TASK OBJECTIVE: Count the lines that include the string "this", and give only that number.

DATASET CONTENT:
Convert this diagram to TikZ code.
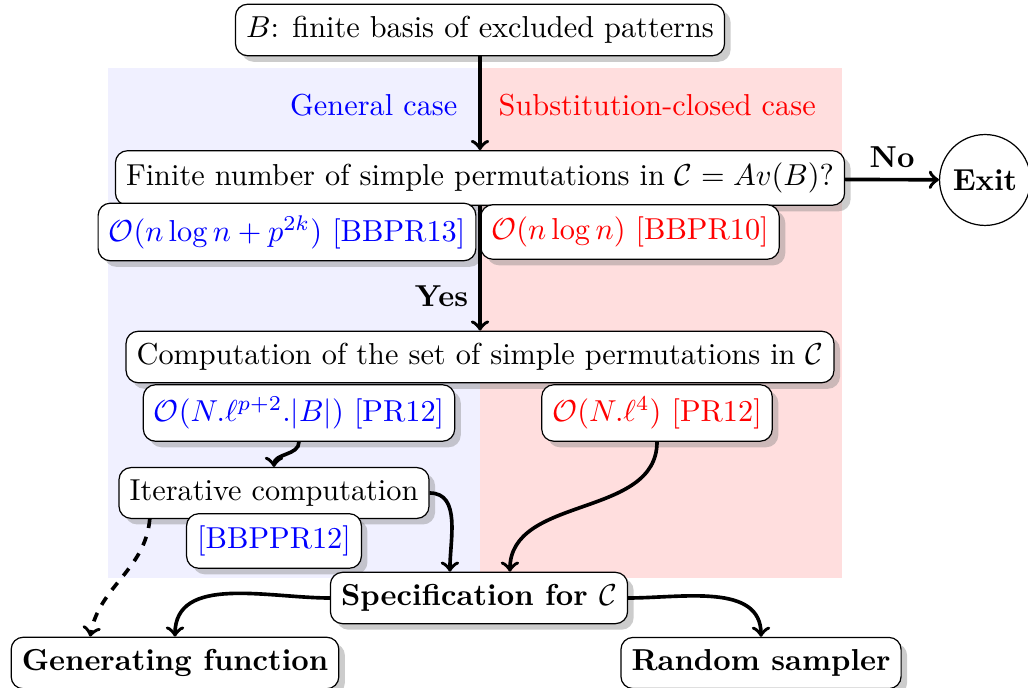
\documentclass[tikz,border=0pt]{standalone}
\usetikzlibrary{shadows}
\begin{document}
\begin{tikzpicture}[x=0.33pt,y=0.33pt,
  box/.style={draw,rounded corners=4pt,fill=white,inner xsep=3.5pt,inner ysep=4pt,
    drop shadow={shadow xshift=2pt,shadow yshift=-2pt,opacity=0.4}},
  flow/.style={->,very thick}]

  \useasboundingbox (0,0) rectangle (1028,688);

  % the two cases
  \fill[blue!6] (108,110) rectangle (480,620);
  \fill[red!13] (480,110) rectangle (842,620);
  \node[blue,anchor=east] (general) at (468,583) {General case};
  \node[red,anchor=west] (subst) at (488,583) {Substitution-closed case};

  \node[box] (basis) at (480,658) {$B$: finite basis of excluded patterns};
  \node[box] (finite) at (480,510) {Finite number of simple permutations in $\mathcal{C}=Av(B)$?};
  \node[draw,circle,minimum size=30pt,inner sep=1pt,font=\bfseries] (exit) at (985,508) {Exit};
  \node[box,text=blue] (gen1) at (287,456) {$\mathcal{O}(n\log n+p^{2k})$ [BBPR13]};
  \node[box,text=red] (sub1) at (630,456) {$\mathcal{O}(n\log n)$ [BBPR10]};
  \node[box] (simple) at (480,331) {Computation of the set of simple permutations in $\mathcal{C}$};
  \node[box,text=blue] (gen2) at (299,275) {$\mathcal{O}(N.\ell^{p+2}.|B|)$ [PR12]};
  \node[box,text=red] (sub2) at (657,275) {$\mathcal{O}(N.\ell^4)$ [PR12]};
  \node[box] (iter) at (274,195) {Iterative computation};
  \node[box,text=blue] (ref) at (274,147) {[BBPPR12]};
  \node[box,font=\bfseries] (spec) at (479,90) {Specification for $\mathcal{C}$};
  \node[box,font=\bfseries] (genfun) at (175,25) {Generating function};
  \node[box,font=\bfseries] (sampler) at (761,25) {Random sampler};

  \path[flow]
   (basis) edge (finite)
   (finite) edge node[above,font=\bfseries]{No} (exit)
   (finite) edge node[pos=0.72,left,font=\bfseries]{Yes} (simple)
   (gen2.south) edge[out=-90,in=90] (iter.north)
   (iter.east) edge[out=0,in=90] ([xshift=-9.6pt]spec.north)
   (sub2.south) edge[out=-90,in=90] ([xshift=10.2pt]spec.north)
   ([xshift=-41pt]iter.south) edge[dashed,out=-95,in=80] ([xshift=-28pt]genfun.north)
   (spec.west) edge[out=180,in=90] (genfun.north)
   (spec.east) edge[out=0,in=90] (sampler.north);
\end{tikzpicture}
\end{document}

--

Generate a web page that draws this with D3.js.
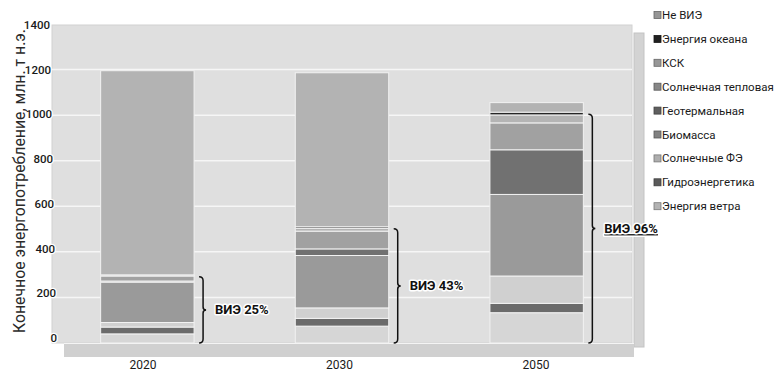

WORKED SOLUTION: 2